Austin Hooper, Cleveland Browns (ECR = TE12 vs. DDD = TE21)

Few players saw their fantasy situation decline more during the offseason than Hooper, who went from indoors/Matt Ryan/high target share in Atlanta to outdoors/Baker Mayfield/much lower target share in Cleveland. Hooper played well while taking advantage of his situation (most red-zone targets per game) last season, but he’s now sharing looks with Odell Beckham Jr. and Jarvis Landry, who both ranked top-11 in WOPR last year, as well as with Kareem Hunt. He’ll also be sharing touchdowns (and RZ work) with Nick Chubb while catching passes from a QB who just finished bottom-five in CPOE. The Browns frequently play in bad weather and face the Steelers and Ravens defenses 25% of the time. David Njoku is still around, and Hooper just got paid. No thanks.

Hunter Henry, Los Angeles Chargers (ECR = TE7 vs. DDD = TE16)

Henry is part of a big TE tier from No. 8-16 for me, so I’m not quite as down on him as my ranking appears, but he’ll end up on none of my teams at his ADP, as there are many intriguing options without the same injury risk. Even if Henry stays healthy, he’ll be competing for targets with Keenan Allen, Mike Williams and arguably the game’s best receiving back from one of the league’s shakiest quarterback situations. Philip Rivers appears to be in decline and threw far too many interceptions last season, but he also still capably moved the ball (Rivers’ CPOE last season was actually better than his career mark). Tyrod Taylor has helped tight ends have fantasy value before, but he's unquestionably a downgrade and most importantly, is likely to cede the job to rookie Justin Herbert after the team drafted him at No. 6. Herbert could easily be the worst starting QB in the NFL when he gets the nod, and Henry will have strong competition for those errant throws.

Evan Engram, New York Giants (ECR = TE6 vs.
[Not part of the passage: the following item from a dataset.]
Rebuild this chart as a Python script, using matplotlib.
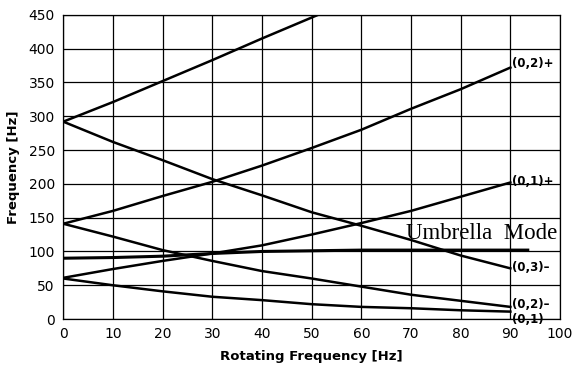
import matplotlib.pyplot as plt

rot = [0, 10, 20, 30, 40, 50, 60, 70, 80, 90]

# forward / backward whirl branches
f03_plus = [292, 321, 352, 383, 415, 446, 477]
rot03_plus = [0, 10, 20, 30, 40, 50, 60]
f02_plus = [141, 160, 182, 203, 227, 253, 280, 311, 340, 372]
f01_plus = [61, 74, 86, 97, 109, 125, 142, 160, 181, 202]
f03_minus = [292, 262, 235, 207, 183, 158, 138, 117, 94, 75]
f02_minus = [141, 122, 102, 86, 71, 60, 48, 36, 27, 18]
f01 = [60, 50, 41, 33, 28, 22, 18, 16, 13, 11]

rot_umb = [0, 10, 20, 30, 40, 50, 60, 70, 80, 93.5]
f_umb = [90, 91, 93, 97, 100, 101, 102, 102, 102, 102]

labels = ["(0,2)+", "(0,1)+", "(0,3)\u2013", "(0,2)\u2013", "(0,1)"]
label_y = [378, 204, 76, 22, 0]

fig = plt.figure(figsize=(5.75, 3.71), dpi=100)
ax = fig.add_axes([0.11, 0.14, 0.864, 0.82])

lw = 1.8
ax.plot(rot03_plus, f03_plus, color="black", lw=lw)
for f in [f02_plus, f01_plus, f03_minus, f02_minus, f01]:
    ax.plot(rot, f, color="black", lw=lw)
ax.plot(rot_umb, f_umb, color="black", lw=2.2)

ax.set_xlim(0, 100)
ax.set_ylim(0, 450)
ax.set_xticks(range(0, 101, 10))
ax.set_yticks(range(0, 451, 50))
ax.grid(True, color="black", lw=0.9)
ax.set_axisbelow(True)
for s in ax.spines.values():
    s.set_linewidth(0.9)
ax.tick_params(length=0, pad=6, labelsize=10)
for t in ax.get_xticklabels() + ax.get_yticklabels():
    t.set_family(["Liberation Sans Narrow", "DejaVu Sans"])

ax.set_xlabel("Rotating Frequency [Hz]", fontsize=9.5, fontweight="bold", labelpad=6)
ax.set_ylabel("Frequency [Hz]", fontsize=9.5, fontweight="bold", labelpad=6)

for lab, y in zip(labels, label_y):
    ax.text(90.3, y, lab, fontsize=8.5, fontweight="bold", va="center",
            ha="left", clip_on=False)

ax.text(69, 126, "Umbrella  Mode", fontsize=16.5, family="Liberation Serif",
        ha="left", va="center", clip_on=False)

fig.savefig("out.png", dpi=100)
DDD = TE15)

Engram clearly has a ton of upside, and with tight end being sneaky deep, it’s not the worst idea to take the gamble on him staying healthy for once, but realize his injury history is extensive, and he’s coming off serious Lisfranc surgery. If Darius Slayton, Sterling Shepard, Golden Tate and Saquon Barkley stay healthy, he’ll also have a ton of competition for targets. Daniel Jones has fantasy upside, but it’s not because of his passing ability right now, so Engram’s setup isn’t ideal. He could make me look foolish, as few tight ends match his ceiling, but Engram has too many question marks to be treated as a borderline top-five tight end, especially with so many breakout candidates in better situations as alternatives.